◆ Work instructions
Your task is to retype, word for word, the lines from the start of the data through the line holding "const fitNa = [0, 2042];". Do not include the pictures.

◆ Dataset extract
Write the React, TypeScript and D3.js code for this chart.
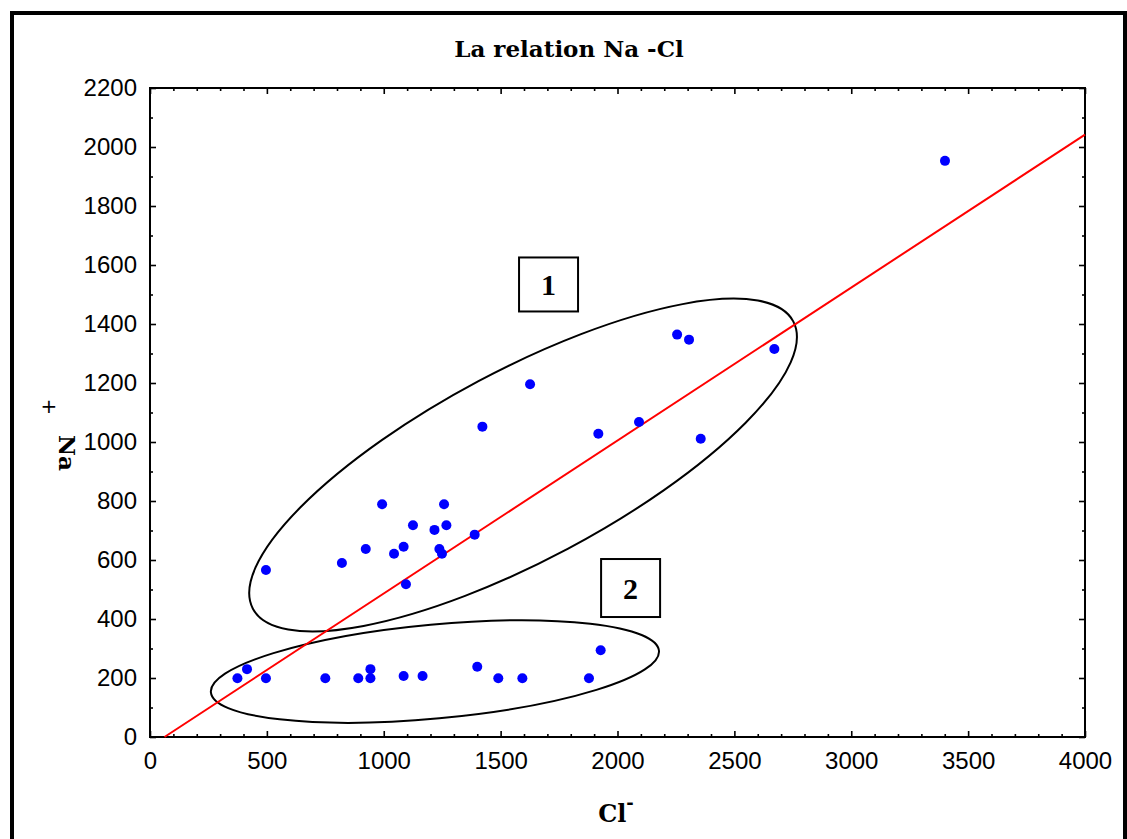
import React, { useEffect, useRef } from 'react';
import * as d3 from 'd3';

// Cl- (x) and Na+ (y) concentrations
const clValues = [
  496, 821, 923, 993, 1044, 1085, 1125, 1217, 1258, 1268, 1238, 1249, 1095, 1389,
  1626, 1422, 1918, 2092, 2356, 2255, 2306, 2671, 3401,
  374, 415, 496, 750, 891, 943, 943, 1085, 1166, 1400, 1490, 1593, 1878, 1928,
];
const naValues = [
  566, 590, 637, 789, 621, 645, 718, 702, 789, 718, 637, 621, 518, 686,
  1196, 1052, 1028, 1068, 1011, 1364, 1347, 1315, 1953,
  199, 230, 199, 199, 199, 199, 230, 207, 207, 238, 199, 199, 199, 294,
];

// fitted line end points
const fitCl = [62, 4000];
const fitNa = [0, 2042];

const xTicks = [0, 500, 1000, 1500, 2000, 2500, 3000, 3500, 4000];
const yTicks = [0, 200, 400, 600, 800, 1000, 1200, 1400, 1600, 1800, 2000, 2200];

// group annotations (centre in data units)
const groupLabels = ['1', '2'];
const groupCl = [1596, 1219];
const groupNa = [922, 222];
const boxCl = [1705, 2056];
const boxNa = [1534, 505];

const App = () => {
  const ref = useRef<SVGSVGElement | null>(null);

  useEffect(() => {
    const width = 1127;
    const height = 839;
    const margin = { top: 88, right: 42, bottom: 102, left: 150 };

    const svg = d3.select(ref.current);
    svg.selectAll('*').remove();

    const x = d3.scaleLinear().domain([0, 4000]).range([margin.left, width - margin.right]);
    const y = d3.scaleLinear().domain([0, 2200]).range([height - margin.bottom, margin.top]);
    const fmt = d3.format('d');

    // outer frame
    svg
      .append('rect')
      .attr('x', 12)
      .attr('y', 13)
      .attr('width', 1113)
      .attr('height', 900)
      .attr('fill', 'none')
      .attr('stroke', '#000')
      .attr('stroke-width', 4);

    // title
    svg
      .append('text')
      .attr('x', 569)
      .attr('y', 57)
      .attr('text-anchor', 'middle')
      .attr('font-family', 'DejaVu Serif')
      .attr('font-weight', 'bold')
      .attr('font-size', 23)
      .text('La relation Na -Cl');

    const xMinor = d3.range(0, 4001, 100).filter((d) => d % 500 !== 0);
    const yMinor = d3.range(0, 2201, 100).filter((d) => d % 200 !== 0);

    const tickStyle = (g: any) => {
      g.select('.domain').remove();
      g.selectAll('line').attr('stroke', '#000').attr('stroke-width', 1.6);
    };
    const labelStyle = (g: any) =>
      g.selectAll('text').attr('font-family', 'Liberation Sans, Arial').attr('font-size', 24).attr('fill', '#000');

    // bottom / top
    svg
      .append('g')
      .attr('transform', `translate(0, ${y(0)})`)
      .call(d3.axisBottom(x).tickValues(xTicks).tickSizeInner(-6).tickSizeOuter(0).tickPadding(15).tickFormat(fmt))
      .call(tickStyle)
      .call(labelStyle);
    svg
      .append('g')
      .attr('transform', `translate(0, ${y(0)})`)
      .call(d3.axisBottom(x).tickValues(xMinor).tickSizeInner(-3).tickSizeOuter(0).tickFormat(() => ''))
      .call(tickStyle);
    svg
      .append('g')
      .attr('transform', `translate(0, ${y(2200)})`)
      .call(d3.axisTop(x).tickValues(xTicks).tickSizeInner(-6).tickSizeOuter(0).tickFormat(() => ''))
      .call(tickStyle);
    svg
      .append('g')
      .attr('transform', `translate(0, ${y(2200)})`)
      .call(d3.axisTop(x).tickValues(xMinor).tickSizeInner(-3).tickSizeOuter(0).tickFormat(() => ''))
      .call(tickStyle);

    // left / right
    svg
      .append('g')
      .attr('transform', `translate(${x(0)}, 0)`)
      .call(d3.axisLeft(y).tickValues(yTicks).tickSizeInner(-6).tickSizeOuter(0).tickPadding(13).tickFormat(fmt))
      .call(tickStyle)
      .call(labelStyle);
    svg
      .append('g')
      .attr('transform', `translate(${x(0)}, 0)`)
      .call(d3.axisLeft(y).tickValues(yMinor).tickSizeInner(-3).tickSizeOuter(0).tickFormat(() => ''))
      .call(tickStyle);
    svg
      .append('g')
      .attr('transform', `translate(${x(4000)}, 0)`)
      .call(d3.axisRight(y).tickValues(yTicks).tickSizeInner(-6).tickSizeOuter(0).tickFormat(() => ''))
      .call(tickStyle);
    svg
      .append('g')
      .attr('transform', `translate(${x(4000)}, 0)`)
      .call(d3.axisRight(y).tickValues(yMinor).tickSizeInner(-3).tickSizeOuter(0).tickFormat(() => ''))
      .call(tickStyle);

    // plot frame
    svg
      .append('rect')
      .attr('x', x(0))
      .attr('y', y(2200))
      .attr('width', x(4000) - x(0))
      .attr('height', y(0) - y(2200))
      .attr('fill', 'none')
      .attr('stroke', '#000')
      .attr('stroke-width', 2);

    // group ellipses
    const ellipseRx = [306, 225];
    const ellipseRy = [95, 47];
    const ellipseAngle = [-28, -5.3];
    groupCl.forEach((c, i) => {
      svg
        .append('ellipse')
        .attr('cx', 0)
        .attr('cy', 0)
        .attr('rx', ellipseRx[i])
        .attr('ry', ellipseRy[i])
        .attr('transform', `translate(${x(c)}, ${y(groupNa[i])}) rotate(${ellipseAngle[i]})`)
        .attr('fill', 'none')
        .attr('stroke', '#000')
        .attr('stroke-width', 2);
    });

    // regression line
    svg
      .append('line')
      .attr('x1', x(fitCl[0]))
      .attr('y1', y(fitNa[0]))
      .attr('x2', x(fitCl[1]))
      .attr('y2', y(fitNa[1]))
      .attr('stroke', '#ff0000')
      .attr('stroke-width', 2);

    // points
    svg
      .append('g')
      .selectAll('circle')
      .data(clValues)
      .enter()
      .append('circle')
      .attr('cx', (d) => x(d))
      .attr('cy', (d, i) => y(naValues[i]))
      .attr('r', 5)
      .attr('fill', '#0000ff');

    // group number boxes
    const boxW = [59, 59];
    const boxH = [54, 58];
    groupLabels.forEach((label, i) => {
      const cx = x(boxCl[i]);
      const cy = y(boxNa[i]);
      svg
        .append('rect')
        .attr('x', cx - boxW[i] / 2)
        .attr('y', cy - boxH[i] / 2)
        .attr('width', boxW[i])
        .attr('height', boxH[i])
        .attr('fill', '#fff')
        .attr('stroke', '#000')
        .attr('stroke-width', 2);
      svg
        .append('text')
        .attr('x', cx)
        .attr('y', cy + 11)
        .attr('text-anchor', 'middle')
        .attr('font-family', 'Liberation Serif, Times New Roman')
        .attr('font-weight', 'bold')
        .attr('font-size', 30)
        .text(label);
    });

    // axis titles
    const xTitle = svg
      .append('text')
      .attr('x', 616)
      .attr('y', 822)
      .attr('text-anchor', 'middle')
      .attr('font-family', 'DejaVu Serif')
      .attr('font-weight', 'bold')
      .attr('font-size', 24);
    xTitle.append('tspan').text('Cl');
    xTitle.append('tspan').attr('dy', -13).attr('font-size', 18).text('-');

    svg
      .append('text')
      .attr('transform', 'translate(59, 453) rotate(90)')
      .attr('text-anchor', 'middle')
      .attr('font-family', 'DejaVu Serif')
      .attr('font-weight', 'bold')
      .attr('font-size', 23)
      .text('Na');
    svg
      .append('text')
      .attr('x', 49)
      .attr('y', 413)
      .attr('text-anchor', 'middle')
      .attr('font-family', 'DejaVu Sans')
      .attr('font-size', 20)
      .attr('fill', '#000')
      .text('+');

    return () => {
      d3.select(ref.current).selectAll('*').remove();
    };
  }, []);

  return (
    <svg
      ref={ref}
      width={1127}
      height={839}
      style={{ position: 'absolute', left: 0, top: 0, background: '#fff' }}
    />
  );
};

export default App;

◆ Solution for this task
Write the React, TypeScript and D3.js code for this chart.
import React, { useEffect, useRef } from 'react';
import * as d3 from 'd3';

// Cl- (x) and Na+ (y) concentrations
const clValues = [
  496, 821, 923, 993, 1044, 1085, 1125, 1217, 1258, 1268, 1238, 1249, 1095, 1389,
  1626, 1422, 1918, 2092, 2356, 2255, 2306, 2671, 3401,
  374, 415, 496, 750, 891, 943, 943, 1085, 1166, 1400, 1490, 1593, 1878, 1928,
];
const naValues = [
  566, 590, 637, 789, 621, 645, 718, 702, 789, 718, 637, 621, 518, 686,
  1196, 1052, 1028, 1068, 1011, 1364, 1347, 1315, 1953,
  199, 230, 199, 199, 199, 199, 230, 207, 207, 238, 199, 199, 199, 294,
];

// fitted line end points
const fitCl = [62, 4000];
const fitNa = [0, 2042];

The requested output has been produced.